The module interval dY1 is compared to a predetermined first width for the head module 101 so as to calculate the difference therebetween. Thus calculated difference indicates the amount of position shift, i.e., necessary adjustment amount dY, with respect to the Y direction between the head modules 101-1 and 101-2. The predetermined first width is stored in the memory 107.
In the same manner, average intervals dY21 through dY24 are obtained, and a module interval dY2 is obtained in the same manner by an equation:
dY 2=(dY 21+dY 22+dY 23+dY 24)/4
The module interval dY2 actually indicates a distance between dot groups printed by corresponding one of two adjacent head modules 101-1 and 101-3, and is considered as an interval between the head modules 101-1 and 101-3.
The module interval dY2 is compared to a predetermined second interval stored in the memory 107 for obtaining a difference therebetween, which is the adjustment amount dY between the head modules 101-1 and 101-3.
The similar operation is repeatedly performed for intervals between the head modules 101-1 and one of the remaining head modules 101-4 through 101-N.
Then, the same processes are executed in S613 through S615 for obtaining the adjustment amount dX. The processes of S613 through S615 are the same as those of S610 through S612 except that the angle on the special coordinate differs by 90 degrees.
There are alternative methods for calculating the adjustment amount. However, one thing that anyone should be careful about when selecting the method is to avoid integration of the adjustment amount dY. When measuring the error amounts only between the adjacent head modules 101, there is a possibility that the integrated adjustment amount dY exceeds a possible adjustment range when the printer includes a large number of head modules. When the resultant adjustment amount dY becomes too large and exceeds the possible adjustment range, then the printer will need to have a complex configuration.
For example, a module interval is obtained for each adjacent two of the head modules, and an average of the module intervals is calculated. Then, the difference between the average and each module interval is determined to be an adjustment amount dY for corresponding adjacent two head modules. In this case, there is no need to store predetermined module interval, such as the predetermined first and second module intervals, in the memory 107.
Alternatively, an optional reference position is determined, and average of the positional errors of the head modules 101 with respect to the optional reference position is calculated. Then, the reference position is shifted by the obtained average amount, and differences between the positional errors and the average amount are calculated as adjustment amounts.
For example, first, an actual center dYave of the line segments is calculated by the formula:
dYave=(dY 1+dY 2+dY 3+ . . . +dY(N−1))/N)

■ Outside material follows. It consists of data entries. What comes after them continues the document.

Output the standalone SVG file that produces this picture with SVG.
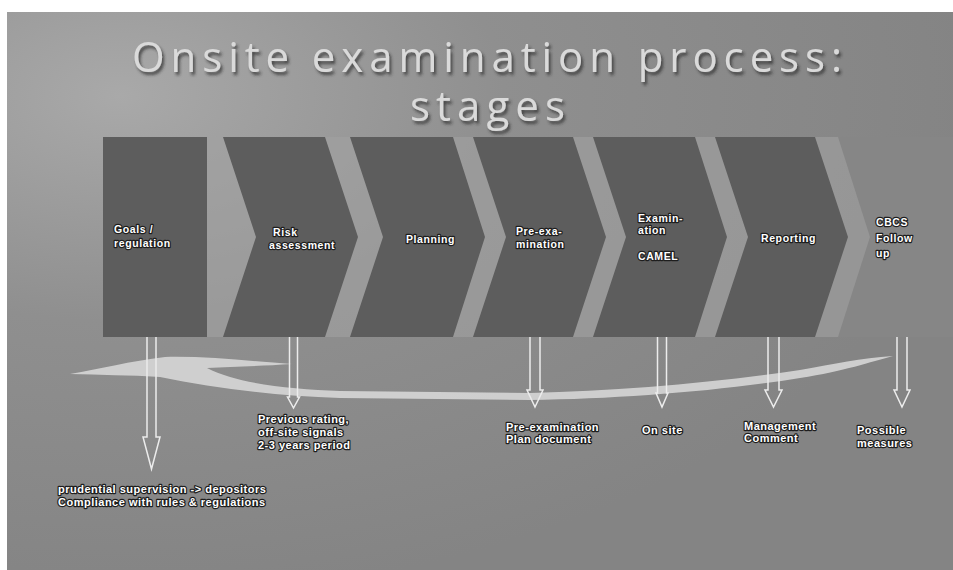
<svg xmlns="http://www.w3.org/2000/svg" width="953" height="570" viewBox="0 0 953 570">
<defs>
<radialGradient id="bg" cx="0.12" cy="0.15" r="0.9">
<stop offset="0" stop-color="#a9a9a9"/>
<stop offset="0.45" stop-color="#8f8f8f"/>
<stop offset="1" stop-color="#848484"/>
</radialGradient>
<filter id="sh" x="-5%" y="-20%" width="110%" height="150%">
<feGaussianBlur in="SourceAlpha" stdDeviation="1.6"/>
<feOffset dx="2" dy="3" result="b"/>
<feFlood flood-color="#2a2a2a" flood-opacity="0.75"/>
<feComposite in2="b" operator="in"/>
<feMerge><feMergeNode/><feMergeNode in="SourceGraphic"/></feMerge>
</filter>
<style>
.title{font-family:"Open Sans","Noto Sans",sans-serif;font-size:42px;fill:#dadada;}
.lbl{font-family:"Liberation Sans",Arial,sans-serif;font-weight:bold;font-size:10.5px;fill:#ffffff;stroke:#1e1e1e;stroke-width:2.4px;paint-order:stroke;stroke-linejoin:round;letter-spacing:0.6px;}
.sub{font-family:"Liberation Sans",Arial,sans-serif;font-weight:bold;font-size:11px;fill:#ffffff;stroke:#1e1e1e;stroke-width:2.4px;paint-order:stroke;stroke-linejoin:round;letter-spacing:0.5px;}
.chev{fill:#5d5d5d;}
.arr{fill:none;stroke:#ececec;stroke-width:1.5;stroke-linejoin:miter;}
</style>
</defs>
<rect x="0" y="0" width="953" height="570" fill="#ffffff"/>
<rect x="7" y="12" width="946" height="558" fill="url(#bg)"/>
<rect x="200" y="137" width="753" height="200" fill="#a2a2a2" opacity="0.6"/>

<g id="title" filter="url(#sh)">
<text class="title" x="132" y="72" textLength="710" lengthAdjust="spacing">Onsite examination process:</text>
<text class="title" x="410" y="121" textLength="155" lengthAdjust="spacing">stages</text>
</g>

<g id="stage-goals">
<rect class="chev" x="103" y="137" width="104" height="200"/>
<text class="lbl" x="114" y="233">Goals /</text>
<text class="lbl" x="114" y="247">regulation</text>
</g>
<g id="stage-risk">
<polygon class="chev" points="223,137 325,137 358,237 325,337 223,337 256,237"/>
<text class="lbl" x="273" y="236">Risk</text>
<text class="lbl" x="269" y="249">assessment</text>
</g>
<g id="stage-planning">
<polygon class="chev" points="350,137 453,137 485,237 453,337 350,337 383,237"/>
<text class="lbl" x="406" y="243">Planning</text>
</g>
<g id="stage-preexam">
<polygon class="chev" points="473,137 573,137 606,237 573,337 473,337 506,237"/>
<text class="lbl" x="516" y="235">Pre-exa-</text>
<text class="lbl" x="516" y="248">mination</text>
</g>
<g id="stage-exam">
<polygon class="chev" points="593,137 695,137 727,237 695,337 593,337 626,237"/>
<text class="lbl" x="638" y="222">Examin-</text>
<text class="lbl" x="638" y="234">ation</text>
<text class="lbl" x="638" y="260">CAMEL</text>
</g>
<g id="stage-reporting">
<polygon class="chev" points="715,137 815,137 848,237 815,337 715,337 748,237"/>
<text class="lbl" x="761" y="242">Reporting</text>
</g>
<g id="stage-followup">
<polygon points="838,137 953,137 953,337 838,337 870,237" fill="#868686"/>
<text class="lbl" x="876" y="226">CBCS</text>
<text class="lbl" x="876" y="242">Follow</text>
<text class="lbl" x="876" y="257">up</text>
</g>

<g id="cycle-arrow">
<path d="M70,374 C100,369 130,361 165,357 C205,356 250,361 292,364 C260,366 232,367 207,368 C238,384 290,389 340,391 L530,393 C620,391 720,382 800,370 C835,364 860,358 893,356 C870,362 845,371 800,378 C720,391 620,399 530,400 L340,398 C275,396 215,388 160,377 C130,375 100,375 70,374 Z" fill="#d6d6d6" opacity="0.9"/>
</g>

<g id="connectors">
<path class="arr" d="M147,337 V437 H143 L151.5,469 L160,437 H156 V337"/>
<path class="arr" d="M289.5,337 V397 H287.5 L293.5,408 L299.5,397 H297.5 V337"/>
<path class="arr" d="M530,337 V390 H527 L535,407 L543,390 H540 V337"/>
<path class="arr" d="M657.5,337 V393 H656 L662,407 L668,393 H666.5 V337"/>
<path class="arr" d="M768,337 V390 H765 L773.5,407 L782,390 H779 V337"/>
<path class="arr" d="M897,337 V390 H894 L902,407 L910,390 H907 V337"/>
</g>

<g id="label-goals">
<text class="sub" x="58" y="493">prudential supervision -&gt; depositors</text>
<text class="sub" x="58" y="506">Compliance with rules &amp; regulations</text>
</g>
<g id="label-risk">
<text class="sub" x="258" y="423">Previous rating,</text>
<text class="sub" x="258" y="436">off-site signals</text>
<text class="sub" x="258" y="449">2-3 years period</text>
</g>
<g id="label-preexam">
<text class="sub" x="506" y="431">Pre-examination</text>
<text class="sub" x="506" y="443">Plan document</text>
</g>
<g id="label-onsite">
<text class="sub" x="642" y="434">On site</text>
</g>
<g id="label-reporting">
<text class="sub" x="744" y="430">Management</text>
<text class="sub" x="744" y="442">Comment</text>
</g>
<g id="label-followup">
<text class="sub" x="857" y="434">Possible</text>
<text class="sub" x="857" y="447">measures</text>
</g>
</svg>
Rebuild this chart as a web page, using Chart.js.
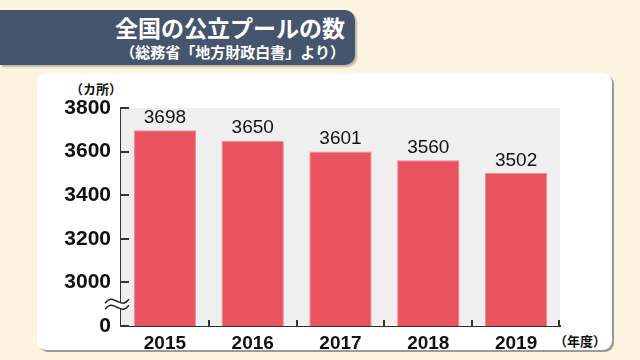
<!DOCTYPE html>
<html lang="ja">
<head>
<meta charset="utf-8">
<script src="https://cdn.jsdelivr.net/npm/chart.js@4/dist/chart.umd.min.js"></script>
<style>
  html, body { margin: 0; padding: 0; }
  body {
    width: 640px; height: 360px; position: relative; overflow: hidden;
    background: #fdf3e1;
    font-family: "Noto Sans CJK JP", "Liberation Sans", sans-serif;
  }
  #banner {
    position: absolute; left: 0; top: 10px; width: 355px; height: 55px;
    background: #45556e; border-radius: 0 10px 10px 0;
    box-shadow: 2px 2px 2px rgba(0,0,0,0.25);
    color: #fff; text-align: right; box-sizing: border-box; padding-right: 10px;
  }
  #title { font-weight: bold; font-size: 23px; line-height: 23px; margin-top: 6px; }
  #subtitle { font-weight: bold; font-size: 15px; line-height: 15px; margin-top: 5px; }
  #card {
    position: absolute; left: 37px; top: 73px; width: 575px; height: 277px;
    background: #fff; border-radius: 9px;
    box-shadow: 2px 2px 0 #9a9a9a;
  }
  .unit { position: absolute; font-weight: bold; font-size: 13px; color: #111; }
  #unitY { left: 70px; top: 79px; }
  #unitX { left: 554px; top: 331px; }
  #wrap { position: absolute; left: 0; top: 0; width: 640px; height: 360px; }
</style>
</head>
<body>
<div id="banner">
  <div id="title">全国の公立プールの数</div>
  <div id="subtitle">（総務省「地方財政白書」より）</div>
</div>
<div id="card"></div>
<div class="unit" id="unitY">（カ所）</div>
<div class="unit" id="unitX">（年度）</div>
<div id="wrap"><canvas id="chart" width="640" height="360"></canvas></div>
<script>
const years = ["2015", "2016", "2017", "2018", "2019"];
const poolCounts = [3698, 3650, 3601, 3560, 3502];
const yTicks = [2800, 3000, 3200, 3400, 3600, 3800];
const yTickLabels = ["0", "3000", "3200", "3400", "3600", "3800"];

// gray plot background, inward ticks, axis break and value labels
const decor = {
  id: "decor",
  beforeDatasetsDraw(chart) {
    const { ctx, chartArea: a } = chart;
    ctx.save();
    ctx.fillStyle = "#efefef";
    ctx.fillRect(a.left, a.top, a.right - a.left, a.bottom - a.top);
    ctx.restore();
  },
  afterDraw(chart) {
    const { ctx, chartArea: a, scales } = chart;
    const y = scales.y;
    ctx.save();
    ctx.strokeStyle = "#333";
    ctx.lineWidth = 2;
    ctx.beginPath();
    yTicks.forEach((v) => {
      const py = Math.round(y.getPixelForValue(v));
      ctx.moveTo(a.left, py);
      ctx.lineTo(a.left + 8, py);
    });
    const step = (a.right - a.left) / years.length;
    for (let i = 1; i <= years.length; i++) {
      const px = Math.round(a.left + step * i) - (i === years.length ? 1 : 0);
      ctx.moveTo(px, a.bottom);
      ctx.lineTo(px, a.bottom - 6);
    }
    ctx.stroke();

    // axis break
    const by = (y.getPixelForValue(2800) + y.getPixelForValue(3000)) / 2;
    const bx0 = a.left - 16, bx1 = a.left + 8;
    ctx.fillStyle = "#fff";
    ctx.beginPath();
    wave(ctx, bx0, bx1, by - 3);
    ctx.lineTo(bx1, by + 3);
    waveBack(ctx, bx0, bx1, by + 3);
    ctx.closePath();
    ctx.fill();
    ctx.lineWidth = 1.5;
    ctx.strokeStyle = "#222";
    ctx.beginPath();
    wave(ctx, bx0, bx1, by - 3);
    ctx.stroke();
    ctx.beginPath();
    wave(ctx, bx0, bx1, by + 3);
    ctx.stroke();

    // value labels
    ctx.fillStyle = "#111";
    ctx.font = "19px 'Liberation Sans', Arial, sans-serif";
    ctx.textAlign = "center";
    ctx.textBaseline = "bottom";
    chart.getDatasetMeta(0).data.forEach((bar, i) => {
      ctx.fillText(poolCounts[i], bar.x, bar.y - 3);
    });
    ctx.restore();
  }
};

function wave(ctx, x0, x1, yc) {
  const w = (x1 - x0) / 2;
  ctx.moveTo(x0, yc + 2);
  ctx.bezierCurveTo(x0 + w * 0.4, yc - 4, x0 + w * 0.6, yc - 2, x0 + w, yc);
  ctx.bezierCurveTo(x0 + w * 1.4, yc + 2, x0 + w * 1.6, yc + 4, x1, yc - 2);
}
function waveBack(ctx, x0, x1, yc) {
  const w = (x1 - x0) / 2;
  ctx.bezierCurveTo(x0 + w * 1.6, yc + 4, x0 + w * 1.4, yc + 2, x0 + w, yc);
  ctx.bezierCurveTo(x0 + w * 0.6, yc - 2, x0 + w * 0.4, yc - 4, x0, yc + 2);
}

new Chart(document.getElementById("chart"), {
  type: "bar",
  data: {
    labels: years,
    datasets: [{
      data: poolCounts,
      backgroundColor: "#e8535f",
      borderColor: "#f08a91",
      borderWidth: 1,
      categoryPercentage: 1,
      barPercentage: 0.71
    }]
  },
  options: {
    responsive: false,
    animation: false,
    layout: { padding: { top: 108, right: 80, left: 0, bottom: 0 } },
    plugins: { legend: { display: false }, tooltip: { enabled: false } },
    scales: {
      x: {
        grid: { display: false, drawTicks: false },
        border: { display: true, color: "#333", width: 2 },
        ticks: {
          color: "#111", padding: 6,
          font: { family: "'Liberation Sans', Arial, sans-serif", size: 19, weight: "bold" }
        },
        afterFit: (s) => { s.height = 34; }
      },
      y: {
        min: 2800, max: 3800,
        grid: { display: false, drawTicks: false },
        border: { display: true, color: "#333", width: 2 },
        afterBuildTicks: (s) => { s.ticks = yTicks.map((v) => ({ value: v })); },
        ticks: {
          color: "#111", padding: 10,
          font: { family: "'Liberation Sans', Arial, sans-serif", size: 21, weight: "bold" },
          callback: (v) => yTickLabels[yTicks.indexOf(v)]
        },
        afterFit: (s) => { s.width = 121; }
      }
    }
  },
  plugins: [decor]
});
</script>
</body>
</html>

Also, predetermined distances cY1, cY2, cY3 . . . cYN between a predetermined center and a position of each module 101 nozzle are previously stored in the memory 107. Then, the adjustment amounts dY can be calculated for each module 101 in a formula:
dYave−cY
1
dYave−cY
2
dYave−cY
3
dYave−cYN
Then in S616, it is detected whether the adjustment amounts dY, dX are within the predetermined X·Y position tolerable values. If so (S616:YES), then the routine is ended. If not, shifting amounts the deflection-voltage and ink ejection timing are determined in S617 in the manner explained referring to FIGS. 5 and 6. Then, the printing parameters are adjusted accordingly in S618. The same process is repeated until the adjustment amounts become within the predetermined range.

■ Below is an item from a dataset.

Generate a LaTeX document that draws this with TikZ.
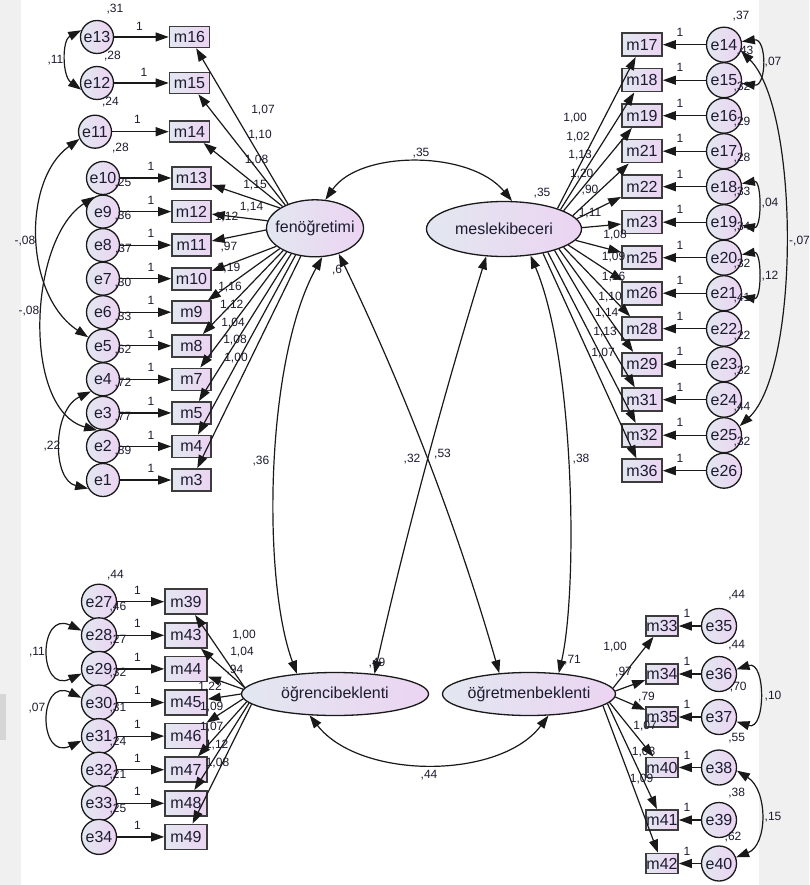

FIG. 12 shows an example method for obtaining an approximate straight line while removing abnormal points so as to realize a highly precise positioning of the head modules 101. When splashed ink with satellite droplets shown in FIG. 12 is caused, then the image quality is degraded. This results in detection error at edge detection, causing inaccurate approximate straight line. In order to avoid this problem, first, an approximate straight line 721 is obtained based on the edges of the line segments, which are obtained from image data. Then, interval is estimated for confidence interval. Edge data differs from the approximate straight line 721 by a large amount is considered defective, and deleted from the edge data. Then, the approximate straight line 722 is obtained based on the corrected edge data. In this way, the degrading factor of the image, such as satellite droplets, is removed, and so a highly precise position correction is possible.

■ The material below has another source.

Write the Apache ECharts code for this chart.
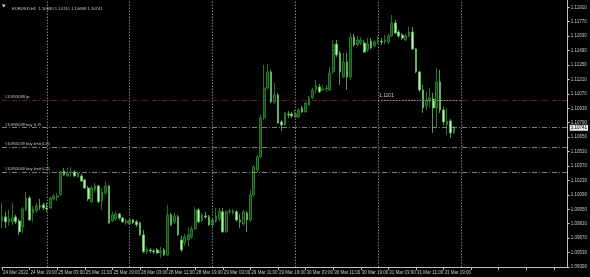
<!DOCTYPE html>
<html><head><meta charset="utf-8">
<script src="https://cdn.jsdelivr.net/npm/echarts@6/dist/echarts.min.js"></script>
<style>html,body{margin:0;padding:0;background:#000;}#c{width:590px;height:277px;}</style>
</head><body><div id="c"></div>
<script>
const titleText = "EURUSD,H1  1.10690 1.10741 1.10688 1.10741";
const tickLabels = ["24 Mar 2022","24 Mar 19:00","25 Mar 03:00","25 Mar 11:00","25 Mar 19:00","28 Mar 03:00","28 Mar 11:00","28 Mar 19:00","29 Mar 03:00","29 Mar 11:00","29 Mar 19:00","30 Mar 03:00","30 Mar 11:00","30 Mar 19:00","31 Mar 03:00","31 Mar 11:00","31 Mar 19:00"];
const priceTicks = [1.09390,1.09530,1.09670,1.09810,1.09950,1.10090,1.10230,1.10370,1.10510,1.10650,1.10790,1.10930,1.11070,1.11210,1.11350,1.11490,1.11630,1.11770,1.11910];
const opens = [1.09837,1.09876,1.09828,1.09828,1.09876,1.09837,1.09779,1.09944,1.10060,1.09915,
1.09934,1.09983,1.09993,1.09963,1.09963,1.10051,1.10070,1.10090,1.10322,1.10274,
1.10303,1.10313,1.10264,1.10274,1.10235,1.10157,1.10022,1.10138,1.10177,1.10031,
1.10109,1.10177,1.09837,1.09857,1.09905,1.09866,1.09818,1.09808,1.09847,1.09828,
1.09818,1.09702,1.09537,1.09556,1.09546,1.09556,1.09527,1.09556,1.09507,1.09896,
1.09828,1.09876,1.09653,1.09624,1.09653,1.09682,1.09760,1.09944,1.09837,1.09886,
1.09876,1.09799,1.09837,1.09857,1.09925,1.09731,1.09925,1.09915,1.09925,1.09847,
1.09808,1.09915,1.09847,1.10090,1.10332,1.10458,1.10837,1.11127,1.11283,1.10992,
1.11060,1.10798,1.10769,1.10875,1.10875,1.10846,1.10846,1.10934,1.10895,1.10963,
1.11030,1.11108,1.11137,1.11108,1.11118,1.11108,1.11283,1.11554,1.11467,1.11234,
1.11380,1.11234,1.11622,1.11545,1.11564,1.11564,1.11496,1.11583,1.11535,1.11574,
1.11583,1.11574,1.11574,1.11632,1.11758,1.11671,1.11641,1.11593,1.11632,1.11671,
1.11506,1.11283,1.11108,1.10953,1.11001,1.11021,1.10934,1.11186,1.10914,1.10769,
1.10807,1.10691];
const closes = [1.09876,1.09828,1.09857,1.09866,1.09828,1.09731,1.09954,1.10060,1.09847,1.09954,
1.09983,1.09973,1.09963,1.09954,1.10060,1.10080,1.10080,1.10313,1.10284,1.10303,
1.10313,1.10274,1.10303,1.10225,1.10157,1.10051,1.10157,1.10177,1.10022,1.10119,
1.10177,1.09818,1.09896,1.09905,1.09866,1.09828,1.09837,1.09847,1.09818,1.09799,
1.09702,1.09537,1.09566,1.09546,1.09537,1.09527,1.09546,1.09507,1.09896,1.09799,
1.09886,1.09702,1.09556,1.09682,1.09702,1.09760,1.09944,1.09828,1.09896,1.09876,
1.09799,1.09847,1.09886,1.09934,1.09731,1.09925,1.09934,1.09934,1.09847,1.09828,
1.09925,1.09847,1.10090,1.10361,1.10458,1.10837,1.11127,1.11283,1.10992,1.11060,
1.10788,1.10769,1.10885,1.10866,1.10856,1.10875,1.10914,1.10895,1.10982,1.11030,
1.11108,1.11147,1.11089,1.11118,1.11127,1.11273,1.11545,1.11448,1.11283,1.11380,
1.11234,1.11622,1.11545,1.11593,1.11593,1.11477,1.11554,1.11515,1.11574,1.11583,
1.11574,1.11593,1.11632,1.11758,1.11661,1.11632,1.11612,1.11632,1.11671,1.11506,
1.11283,1.11108,1.10934,1.11011,1.11030,1.10934,1.11186,1.10914,1.10798,1.10807,
1.10691,1.10741];
const lows = [1.09769,1.09769,1.09789,1.09799,1.09808,1.09702,1.09721,1.09934,1.09837,1.09828,
1.09915,1.09944,1.09944,1.09925,1.09954,1.10031,1.10031,1.10080,1.10274,1.10264,
1.10264,1.10264,1.10254,1.10216,1.10148,1.10031,1.10012,1.10109,1.10012,1.09944,
1.10090,1.09808,1.09828,1.09837,1.09847,1.09818,1.09799,1.09799,1.09808,1.09779,
1.09692,1.09527,1.09517,1.09527,1.09517,1.09517,1.09479,1.09498,1.09498,1.09789,
1.09808,1.09692,1.09537,1.09595,1.09585,1.09663,1.09750,1.09818,1.09828,1.09857,
1.09789,1.09779,1.09818,1.09837,1.09721,1.09721,1.09905,1.09896,1.09828,1.09769,
1.09789,1.09731,1.09828,1.10070,1.10313,1.10448,1.10817,1.11108,1.10982,1.10972,
1.10778,1.10710,1.10759,1.10837,1.10837,1.10837,1.10837,1.10885,1.10885,1.10953,
1.11021,1.11079,1.11079,1.11098,1.11089,1.11098,1.11263,1.11428,1.11157,1.11224,
1.11108,1.11205,1.11525,1.11535,1.11545,1.11467,1.11477,1.11506,1.11525,1.11554,
1.11545,1.11554,1.11554,1.11622,1.11651,1.11612,1.11593,1.11583,1.11622,1.11496,
1.11273,1.11089,1.10885,1.10914,1.10934,1.10691,1.10740,1.10885,1.10769,1.10672,
1.10642,1.10681];
const highs = [1.10012,1.09925,1.09944,1.10012,1.09896,1.09857,1.09973,1.10119,1.10080,1.09983,
1.10012,1.10051,1.10012,1.10012,1.10070,1.10099,1.10109,1.10322,1.10351,1.10351,
1.10361,1.10332,1.10322,1.10293,1.10245,1.10177,1.10177,1.10206,1.10187,1.10157,
1.10225,1.10187,1.09925,1.09925,1.09915,1.09876,1.09857,1.09857,1.09857,1.09847,
1.09828,1.09750,1.09585,1.09575,1.09566,1.09575,1.09585,1.09575,1.09993,1.09915,
1.09915,1.09896,1.09692,1.09711,1.09779,1.09789,1.09973,1.09963,1.09915,1.09925,
1.09896,1.09866,1.09963,1.09963,1.09963,1.09944,1.09954,1.09954,1.09944,1.09905,
1.09944,1.09934,1.10138,1.10381,1.10478,1.10866,1.11351,1.11360,1.11302,1.11176,
1.11079,1.10817,1.10895,1.10904,1.10895,1.10914,1.10934,1.10953,1.10992,1.11050,
1.11127,1.11205,1.11166,1.11157,1.11157,1.11331,1.11593,1.11593,1.11486,1.11467,
1.11467,1.11661,1.11651,1.11632,1.11622,1.11593,1.11612,1.11612,1.11593,1.11632,
1.11612,1.11641,1.11651,1.11836,1.11787,1.11690,1.11661,1.11651,1.11719,1.11719,
1.11515,1.11292,1.11157,1.11089,1.11127,1.11079,1.11321,1.11302,1.10943,1.10934,
1.10827,1.10759];
const orderLevels = [1.11010, 1.10742, 1.10552, 1.10310];
const orderNames = ["#10955088 tp", "#10955038 buy 0.15", "#10955039 buy limit 0.25", "#10955040 buy limit 0.25"];
const tpMarker = {label: "1.1101", value: 1.11010, fromBar: 109, toBar: 133};
const gridBars = [13, 37, 61, 85, 109, 133];
const bidPrice = 1.10741;
const SLOTS = 165;

const categories = Array.from({length: SLOTS}, (_, i) => String(i));
const candleData = opens.map((o, i) => [o, closes[i], lows[i], highs[i]]);
const FONT = 'Liberation Sans';
const TXT = '#c8c8c8';

const chart = echarts.init(document.getElementById('c'), null, {renderer: 'canvas'});
chart.setOption({
  backgroundColor: '#000',
  animation: false,
  title: {text: titleText, left: 7, top: 2, textStyle: {color: TXT, fontSize: 4.2, fontWeight: 'normal', fontFamily: FONT}},
  graphic: [{type: 'polygon', shape: {points: [[2, 4.5], [5.5, 4.5], [3.75, 7.5]]}, style: {fill: '#e0e0e0'}}],
  grid: {left: 0.5, right: 20.5, top: 0, bottom: 10},
  xAxis: {
    type: 'category', data: categories, boundaryGap: false,
    axisLine: {lineStyle: {color: '#c0c0c0', width: 1}},
    axisTick: {show: true, interval: 7, length: 3, lineStyle: {color: '#c0c0c0'}},
    axisLabel: {interval: 7, formatter: (v, i) => tickLabels[i / 8] || '', align: 'left', color: TXT, fontSize: 4.5, margin: 3, fontFamily: FONT, padding: [0, 0, 0, 1]},
    splitLine: {show: false}
  },
  yAxis: {
    type: 'value', position: 'right', min: 1.09390, max: 1.11981, offset: 0,
    axisLine: {show: true, lineStyle: {color: '#c0c0c0', width: 1}},
    axisTick: {show: true, length: 2, customValues: priceTicks, lineStyle: {color: '#c0c0c0'}},
    axisLabel: {customValues: priceTicks, formatter: v => v.toFixed(5), color: TXT, fontSize: 4.5, margin: 3, fontFamily: FONT},
    splitLine: {show: false}
  },
  series: [{
    type: 'candlestick',
    data: candleData,
    barWidth: 2.2,
    itemStyle: {color: '#124512', borderColor: '#2f8f2f', color0: '#b9efb0', borderColor0: '#5fc25f', borderWidth: 0.8},
    markLine: {
      symbol: 'none', silent: true, animation: false, precision: 5,
      data: [
        ...gridBars.map(b => ({xAxis: String(b), lineStyle: {color: '#9a9a9a', type: [1.5, 1.5], width: 0.8}, label: {show: false}})),
        ...orderLevels.map((v, i) => ({
          yAxis: v,
          lineStyle: {color: i === 0 ? '#7a2a2a' : '#8ea88e', type: [5, 2, 1, 2], width: 0.8},
          label: {show: true, position: 'insideStartTop', formatter: orderNames[i], color: TXT, fontSize: 4, fontFamily: FONT, distance: [3, 1]}
        })),
        [{coord: [String(tpMarker.fromBar), tpMarker.value], lineStyle: {color: '#b0b0b0', type: [1.5, 1.5], width: 0.8},
          label: {show: true, position: 'insideStartTop', formatter: tpMarker.label, color: TXT, fontSize: 5, fontFamily: FONT, distance: [1, 2]}},
         {coord: [String(tpMarker.toBar), tpMarker.value]}],
        {yAxis: bidPrice, lineStyle: {color: 'rgba(0,0,0,0)', width: 0.1}, label: {show: true, position: 'end', formatter: bidPrice.toFixed(5), color: '#000', backgroundColor: '#e8e8e8', fontSize: 4.5, fontFamily: FONT, padding: [1, 1, 0, 1], distance: 2}}
      ]
    }
  }]
});
</script></body></html>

According to the present invention, a positional relationship among the printed dot groups printed by a plurality of head modules can be accurately determined and electrically and automatically adjusted. Therefore, the problem of the positional shifts of the assembled head modules, which is inevitable during the assembly, can be overcome by adjusting the impact positions of ink droplets without actually and mechanically moving the physical position of the head modules.
Because the test patterns 500 are printed by all nozzles of the head modules 101, uneven characteristics among then nozzles will much less affect the quality of the printed patterns 500 compared with the above-described conventional case. Therefore, correction of the impact positions can be accurate.
This is striking especially when multiple printing is performed, where a plurality of ink droplets is ejected onto a single impact position or predetermined relative positions. The multiple printing is performed in multicolor printing, for example. Because the impact positions are corrected in an accurate manner, a high quality image without distinct borderline in joint regions of head modules or misalignment of colored dots can be obtained.
While some exemplary embodiments of this invention have been described in detail, those skilled in the art will recognize that there are many possible modifications and variations which may be made in these exemplary embodiments while yet retaining many of the novel features and advantages of the invention.
For example, although the test pattern 500 of the above example includes both the deflection amount detection pattern 520 and the Y-position detection pattern 522, the Y-position detection pattern 522 can be omitted so that the deflection amount detection pattern 520 functions also as a Y position detection pattern.